Records with drawing code

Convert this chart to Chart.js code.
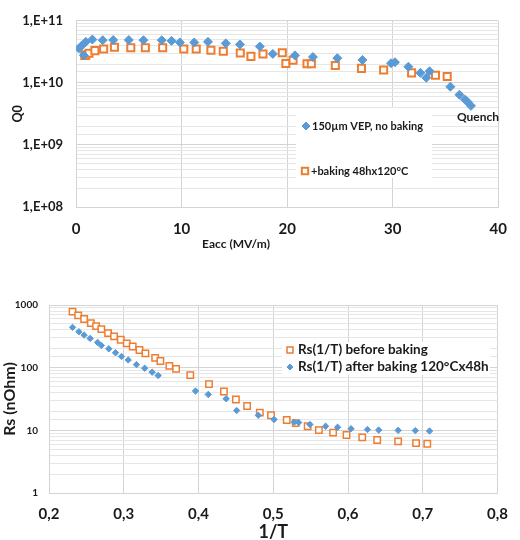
<!DOCTYPE html>
<html>
<head>
<meta charset="utf-8">
<script src="https://cdn.jsdelivr.net/npm/chart.js@4.4.1/dist/chart.umd.min.js"></script>
<style>
  html, body { margin: 0; padding: 0; background: #fff; }
  #wrap { position: relative; width: 520px; height: 540px; }
  canvas { position: absolute; left: 0; }
  #q0Chart { top: 0; }
  #rsChart { top: 262px; }
</style>
</head>
<body>
<div id="wrap">
  <canvas id="q0Chart" width="520" height="262"></canvas>
  <canvas id="rsChart" width="520" height="278"></canvas>
</div>
<script>
// Top chart: Q0 vs Eacc
const eaccVep = [0.28, 0.53, 0.74, 0.93, 1.55, 2.53, 3.52, 5.0, 6.39, 8.12, 9.05, 9.84, 11.2, 12.5, 14.19, 15.53, 17.41, 18.64, 20.74, 22.44, 24.75, 27.13, 29.84, 30.21, 31.48, 32.62, 33.18, 33.49, 35.46, 36.32, 36.85, 37.1, 37.41];
const q0Vep = [3.6e10, 3.96e10, 2.77e10, 4.58e10, 4.99e10, 4.87e10, 4.9e10, 4.9e10, 4.87e10, 4.87e10, 4.75e10, 4.48e10, 4.48e10, 4.58e10, 4.33e10, 4.17e10, 3.85e10, 2.93e10, 2.77e10, 2.61e10, 2.5e10, 2.34e10, 2.07e10, 2.15e10, 1.82e10, 1.45e10, 1.21e10, 1.54e10, 8.66e9, 6.43e9, 5.37e9, 4.92e9, 4.26e9];
const eaccBake = [0.83, 0.93, 1.23, 1.79, 2.62, 3.64, 5.19, 6.57, 8.21, 10.21, 11.39, 12.78, 13.95, 15.56, 16.57, 17.71, 19.54, 19.88, 20.56, 21.88, 22.29, 24.56, 27.04, 29.14, 31.79, 34.05, 35.16];
const q0Bake = [2.77e10, 2.8e10, 3.0e10, 3.31e10, 3.52e10, 3.74e10, 3.69e10, 3.69e10, 3.69e10, 3.52e10, 3.52e10, 3.36e10, 3.24e10, 3.02e10, 2.67e10, 2.91e10, 3.05e10, 2.05e10, 2.31e10, 2.03e10, 2.03e10, 1.91e10, 1.71e10, 1.61e10, 1.45e10, 1.33e10, 1.27e10];
const eaccTicks = [0, 10, 20, 30, 40];
const q0Labels = ["1,E+08", "1,E+09", "1,E+10", "1,E+11"];

// Bottom chart: Rs vs 1/T
const invTBefore = [0.2315, 0.239, 0.247, 0.256, 0.263, 0.27, 0.279, 0.287, 0.296, 0.304, 0.312, 0.321, 0.329, 0.342, 0.349, 0.361, 0.37, 0.389, 0.414, 0.434, 0.45, 0.465, 0.482, 0.497, 0.518, 0.53, 0.546, 0.561, 0.58, 0.598, 0.619, 0.639, 0.667, 0.691, 0.706];
const rsBefore = [782, 684, 597, 515, 461, 413, 356, 315, 279, 244, 218, 191, 169, 143, 128, 107, 95.7, 75.9, 54.5, 41.6, 31.0, 24.4, 19.2, 17.4, 14.6, 13.0, 11.6, 10.1, 9.18, 8.41, 7.73, 7.0, 6.67, 6.26, 6.12];
const invTAfter = [0.2315, 0.24, 0.247, 0.255, 0.265, 0.27, 0.28, 0.289, 0.297, 0.306, 0.317, 0.328, 0.338, 0.346, 0.396, 0.413, 0.437, 0.451, 0.48, 0.501, 0.528, 0.534, 0.549, 0.57, 0.586, 0.604, 0.626, 0.641, 0.667, 0.69, 0.709];
const rsAfter = [440, 374, 331, 293, 253, 226, 200, 173, 151, 133, 112, 98, 84.7, 75, 42.4, 37.4, 31.9, 20.7, 17.4, 14.9, 13.5, 13.3, 12.4, 11.6, 11.2, 10.6, 10.3, 10.1, 10.0, 9.9, 9.75];
const invTTicks = ["0,2", "0,3", "0,4", "0,5", "0,6", "0,7", "0,8"];
const rsLabels = ["1", "10", "100", "1000"];

const BLUE = "#5b9bd5";
const ORANGE = "#ed7d31";
const FONT = 'Lato, "Liberation Sans", sans-serif';

const toPoints = (xs, ys) => xs.map((x, i) => ({ x: x, y: ys[i] }));
const isDecade = (v) => Math.abs(Math.log10(v) - Math.round(Math.log10(v))) < 1e-9;
const gridColor = (c) => (c.tick && isDecade(c.tick.value) ? "#d4d4d4" : "#e6e6e6");

// draws a boxed legend + free text on top of the plot
const overlayPlugin = {
  id: "overlay",
  afterDraw(chart, args, opts) {
    const ctx = chart.ctx;
    const h = Chart.helpers;
    ctx.save();
    if (opts.box) {
      ctx.fillStyle = "#fff";
      ctx.fillRect(opts.box[0], opts.box[1], opts.box[2], opts.box[3]);
    }
    (opts.items || []).forEach((it) => {
      const ds = chart.data.datasets[it.ds];
      ctx.fillStyle = ds.backgroundColor;
      ctx.strokeStyle = ds.borderColor;
      ctx.lineWidth = ds.borderWidth;
      h.drawPoint(ctx, { pointStyle: ds.pointStyle, radius: it.r, rotation: 0, borderWidth: ds.borderWidth }, it.mx, it.y);
      ctx.fillStyle = "#1a1a1a";
      ctx.font = it.font;
      ctx.textAlign = "left";
      ctx.textBaseline = "middle";
      ctx.fillText(ds.label, it.tx, it.y);
    });
    (opts.texts || []).forEach((t) => {
      ctx.fillStyle = "#1a1a1a";
      ctx.font = t.font;
      ctx.textAlign = "center";
      ctx.textBaseline = "middle";
      ctx.fillText(t.text, t.x, t.y);
    });
    ctx.restore();
  },
};

new Chart(document.getElementById("q0Chart"), {
  type: "scatter",
  plugins: [overlayPlugin],
  data: {
    datasets: [
      {
        label: "150µm VEP, no baking",
        data: toPoints(eaccVep, q0Vep),
        pointStyle: "rectRot",
        pointRadius: 4.5,
        backgroundColor: BLUE,
        borderColor: BLUE,
        borderWidth: 1,
        order: 0,
      },
      {
        label: "+baking 48hx120°C",
        data: toPoints(eaccBake, q0Bake),
        pointStyle: "rect",
        pointRadius: 5,
        backgroundColor: "#fff",
        borderColor: ORANGE,
        borderWidth: 2,
        order: 1,
      },
    ],
  },
  options: {
    responsive: false,
    animation: false,
    devicePixelRatio: 1,
    layout: { padding: { left: 0, right: 12, top: 15, bottom: 0 } },
    plugins: {
      legend: { display: false },
      tooltip: { enabled: false },
      overlay: {
        box: [296, 108, 136, 70],
        items: [
          { ds: 0, r: 4, mx: 306, tx: 312, y: 126, font: "bold 11px " + FONT },
          { ds: 1, r: 4.5, mx: 305, tx: 311, y: 171, font: "bold 11px " + FONT },
        ],
        texts: [
          { text: "Quench", x: 478, y: 117, font: "bold 12px " + FONT },
          { text: "Eacc (MV/m)", x: 236, y: 244, font: "bold 12px " + FONT },
        ],
      },
    },
    scales: {
      x: {
        type: "linear",
        min: eaccTicks[0],
        max: eaccTicks[eaccTicks.length - 1],
        afterFit: (s) => { s.height = 55; },
        afterBuildTicks: (s) => { s.ticks = eaccTicks.map((v) => ({ value: v })); },
        ticks: { padding: 13, color: "#1a1a1a", font: { family: FONT, size: 15, weight: "bold" } },
        grid: { color: "#d4d4d4", drawTicks: false },
        border: { color: "#d4d4d4" },
      },
      y: {
        type: "logarithmic",
        min: 1e8,
        max: 1e11,
        afterFit: (s) => { s.width = 76; },
        ticks: {
          padding: 13,
          autoSkip: false,
          color: "#1a1a1a",
          font: { family: FONT, size: 13, weight: "bold" },
          callback: (v) => (isDecade(v) ? q0Labels[Math.round(Math.log10(v)) - 8] : ""),
        },
        grid: { color: gridColor, drawTicks: false },
        border: { color: "#d4d4d4" },
        title: { display: true, text: "Q0", padding: { top: 10 }, color: "#1a1a1a", font: { family: FONT, size: 12.5, weight: "bold" } },
      },
    },
  },
});

new Chart(document.getElementById("rsChart"), {
  type: "scatter",
  plugins: [overlayPlugin],
  data: {
    datasets: [
      {
        label: "Rs(1/T) before baking",
        data: toPoints(invTBefore, rsBefore),
        pointStyle: "rect",
        pointRadius: 4.5,
        backgroundColor: "#fff",
        borderColor: ORANGE,
        borderWidth: 1.5,
        order: 1,
      },
      {
        label: "Rs(1/T) after baking 120°Cx48h",
        data: toPoints(invTAfter, rsAfter),
        pointStyle: "rectRot",
        pointRadius: 3.2,
        backgroundColor: BLUE,
        borderColor: BLUE,
        borderWidth: 1,
        order: 0,
      },
    ],
  },
  options: {
    responsive: false,
    animation: false,
    devicePixelRatio: 1,
    layout: { padding: { left: 0, right: 19, top: 43, bottom: 0 } },
    plugins: {
      legend: { display: false },
      tooltip: { enabled: false },
      overlay: {
        box: [282, 80, 208, 33],
        items: [
          { ds: 0, r: 4.2, mx: 290, tx: 298, y: 88, font: "bold 13.5px " + FONT },
          { ds: 1, r: 3, mx: 290, tx: 298, y: 105, font: "bold 13.5px " + FONT },
        ],
      },
    },
    scales: {
      x: {
        type: "linear",
        min: 0.2,
        max: 0.8,
        afterFit: (s) => { s.height = 47; },
        afterBuildTicks: (s) => { s.ticks = invTTicks.map((t) => ({ value: parseFloat(t.replace(",", ".")) })); },
        ticks: {
          padding: 12,
          color: "#1a1a1a",
          font: { family: FONT, size: 15, weight: "bold" },
          callback: (v, i) => invTTicks[i],
        },
        grid: { color: "#d4d4d4", drawTicks: false },
        border: { color: "#d4d4d4" },
        title: { display: true, text: "1/T", padding: { top: 0, bottom: 0 }, color: "#1a1a1a", font: { family: FONT, size: 18, weight: "bold", lineHeight: 0.9 } },
      },
      y: {
        type: "logarithmic",
        min: 1,
        max: 1000,
        afterFit: (s) => { s.width = 49; },
        ticks: {
          padding: 11,
          autoSkip: false,
          color: "#1a1a1a",
          font: { family: FONT, size: 10, weight: "bold" },
          callback: (v) => (isDecade(v) ? rsLabels[Math.round(Math.log10(v))] : ""),
        },
        grid: { color: gridColor, drawTicks: false },
        border: { color: "#d4d4d4" },
        title: { display: true, text: "Rs (nOhm)", padding: { top: 0 }, color: "#1a1a1a", font: { family: FONT, size: 16, weight: "bold" } },
      },
    },
  },
});
</script>
</body>
</html>
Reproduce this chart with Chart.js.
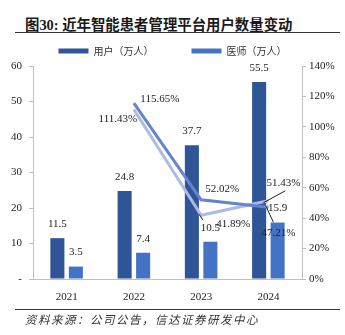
<!DOCTYPE html>
<html>
<head>
<meta charset="utf-8">
<script src="https://cdn.jsdelivr.net/npm/chart.js@4.4.1/dist/chart.umd.min.js"></script>
<style>
  body { margin: 0; background: #fff; width: 345px; height: 335px; overflow: hidden; position: relative;
         font-family: "Liberation Serif", "Noto Sans CJK SC", serif; }
  #title { position: absolute; left: 25px; top: 16px; font-size: 14.4px; font-weight: bold; color: #1a1a1a; white-space: nowrap; line-height: 18px; }
  .rule { position: absolute; left: 15px; width: 325px; height: 1px; background: #333; }
  #src { position: absolute; left: 25px; top: 312px; font-size: 11.5px; letter-spacing: 1.5px; font-style: italic;
         color: #333; white-space: nowrap; font-family: "Noto Sans CJK SC", sans-serif; line-height: 14px; }
  #wrap { position: absolute; left: 0; top: 0; width: 345px; height: 335px; }
</style>
</head>
<body>
<div id="title">图30: 近年智能患者管理平台用户数量变动</div>
<div class="rule" style="top:32px"></div>
<div id="wrap"><canvas id="chart"></canvas></div>
<div class="rule" style="top:309px"></div>
<div id="src">资料来源：公司公告，信达证券研发中心</div>

<script>
const years = ['2021', '2022', '2023', '2024'];
const users = [11.5, 24.8, 37.7, 55.5];          // 用户（万人）
const doctors = [3.5, 7.4, 10.5, 15.9];          // 医师（万人）
const userGrowth = [null, 115.65, 52.02, 47.21];  // 用户同比 %
const doctorGrowth = [null, 111.43, 41.89, 51.43];// 医师同比 %

// where each growth label sits relative to its point, plus optional leader line
const userGrowthLabels = [null,
  { dx: 26, dy: -4 },
  { dx: 21, dy: -11 },
  { dx: 10, dy: 26, leader: [-2, 0, 5, 15] }];
const doctorGrowthLabels = [null,
  { dx: -16, dy: 10 },
  { dx: 32, dy: 9, leader: [-2, -1, 2, 5] },
  { dx: 15, dy: -18, leader: [-5, 2, 17, -10] }];

const valueLabels = {
  id: 'valueLabels',
  afterDatasetsDraw(chart) {
    const ctx = chart.ctx;
    ctx.save();
    ctx.font = '11px "Liberation Serif"';
    ctx.fillStyle = '#222';
    ctx.strokeStyle = '#222';
    ctx.lineWidth = 1;
    ctx.textAlign = 'center';
    ctx.textBaseline = 'middle';
    chart.data.datasets.forEach((ds, i) => {
      const meta = chart.getDatasetMeta(i);
      meta.data.forEach((el, j) => {
        const v = ds.data[j];
        if (v == null) return;
        if (ds.type === 'line') {
          const p = ds.labelPos[j];
          if (p.leader) {
            const l = p.leader;
            ctx.beginPath();
            ctx.moveTo(el.x + l[0], el.y + l[1]);
            ctx.lineTo(el.x + l[2], el.y + l[3]);
            ctx.stroke();
          }
          ctx.fillText(v.toFixed(2) + '%', el.x + p.dx, el.y + p.dy);
        } else {
          ctx.fillText(v.toFixed(1), el.x, el.y - 14);
        }
      });
    });
    ctx.restore();
  }
};

const tickFont = { family: '"Liberation Serif"', size: 11 };

new Chart(document.getElementById('chart'), {
  type: 'bar',
  data: {
    labels: years,
    datasets: [
      { type: 'line', label: '用户同比', data: userGrowth, yAxisID: 'y1', order: 0,
        borderColor: '#6583cf', borderWidth: 3, pointRadius: 0, tension: 0, labelPos: userGrowthLabels },
      { type: 'line', label: '医师同比', data: doctorGrowth, yAxisID: 'y1', order: 0,
        borderColor: '#abbbe3', borderWidth: 3, pointRadius: 0, tension: 0, labelPos: doctorGrowthLabels },
      { label: '用户（万人）', data: users, yAxisID: 'y', order: 1,
        backgroundColor: '#2f5597', categoryPercentage: 0.55, barPercentage: 0.76 },
      { label: '医师（万人）', data: doctors, yAxisID: 'y', order: 1,
        backgroundColor: '#4472c4', categoryPercentage: 0.55, barPercentage: 0.76 }
    ]
  },
  options: {
    responsive: true,
    maintainAspectRatio: false,
    animation: false,
    layout: { padding: { top: 8, bottom: 32, left: 0, right: 0 } },
    plugins: {
      legend: {
        position: 'top',
        labels: {
          filter: item => item.datasetIndex >= 2,
          boxWidth: 30,
          boxHeight: 5,
          padding: 38,
          color: '#333',
          font: { family: '"Noto Sans CJK SC"', size: 10 }
        }
      },
      tooltip: { enabled: false }
    },
    scales: {
      x: {
        grid: { display: false },
        border: { color: '#bfbfbf' },
        ticks: { color: '#222', font: tickFont, padding: 4 },
        afterFit: s => { s.height = 24; }
      },
      y: {
        position: 'left',
        min: 0, max: 60,
        ticks: { stepSize: 10, color: '#222', font: tickFont, padding: 7,
                 callback: v => v === 0 ? '-' : v },
        grid: { drawOnChartArea: false, tickLength: 4, color: '#bfbfbf' },
        border: { color: '#bfbfbf' },
        afterFit: s => { s.width = 33; }
      },
      y1: {
        position: 'right',
        min: 0, max: 140,
        ticks: { stepSize: 20, color: '#222', font: tickFont, padding: 3,
                 callback: v => v + '%' },
        grid: { drawOnChartArea: false, tickLength: 4, color: '#bfbfbf' },
        border: { color: '#bfbfbf' },
        afterFit: s => { s.width = 43; }
      }
    }
  },
  plugins: [valueLabels]
});
</script>
</body>
</html>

• What you need to do
Give again, word for word, the lines from the one that contains "Reproduce this chart with Chart.js." to the one that contains "2, 17, -10]", both included. Omit the pictures.

• Task answer
Reproduce this chart with Chart.js.
<!DOCTYPE html>
<html>
<head>
<meta charset="utf-8">
<script src="https://cdn.jsdelivr.net/npm/chart.js@4.4.1/dist/chart.umd.min.js"></script>
<style>
  body { margin: 0; background: #fff; width: 345px; height: 335px; overflow: hidden; position: relative;
         font-family: "Liberation Serif", "Noto Sans CJK SC", serif; }
  #title { position: absolute; left: 25px; top: 16px; font-size: 14.4px; font-weight: bold; color: #1a1a1a; white-space: nowrap; line-height: 18px; }
  .rule { position: absolute; left: 15px; width: 325px; height: 1px; background: #333; }
  #src { position: absolute; left: 25px; top: 312px; font-size: 11.5px; letter-spacing: 1.5px; font-style: italic;
         color: #333; white-space: nowrap; font-family: "Noto Sans CJK SC", sans-serif; line-height: 14px; }
  #wrap { position: absolute; left: 0; top: 0; width: 345px; height: 335px; }
</style>
</head>
<body>
<div id="title">图30: 近年智能患者管理平台用户数量变动</div>
<div class="rule" style="top:32px"></div>
<div id="wrap"><canvas id="chart"></canvas></div>
<div class="rule" style="top:309px"></div>
<div id="src">资料来源：公司公告，信达证券研发中心</div>

<script>
const years = ['2021', '2022', '2023', '2024'];
const users = [11.5, 24.8, 37.7, 55.5];          // 用户（万人）
const doctors = [3.5, 7.4, 10.5, 15.9];          // 医师（万人）
const userGrowth = [null, 115.65, 52.02, 47.21];  // 用户同比 %
const doctorGrowth = [null, 111.43, 41.89, 51.43];// 医师同比 %

// where each growth label sits relative to its point, plus optional leader line
const userGrowthLabels = [null,
  { dx: 26, dy: -4 },
  { dx: 21, dy: -11 },
  { dx: 10, dy: 26, leader: [-2, 0, 5, 15] }];
const doctorGrowthLabels = [null,
  { dx: -16, dy: 10 },
  { dx: 32, dy: 9, leader: [-2, -1, 2, 5] },
  { dx: 15, dy: -18, leader: [-5, 2, 17, -10] }];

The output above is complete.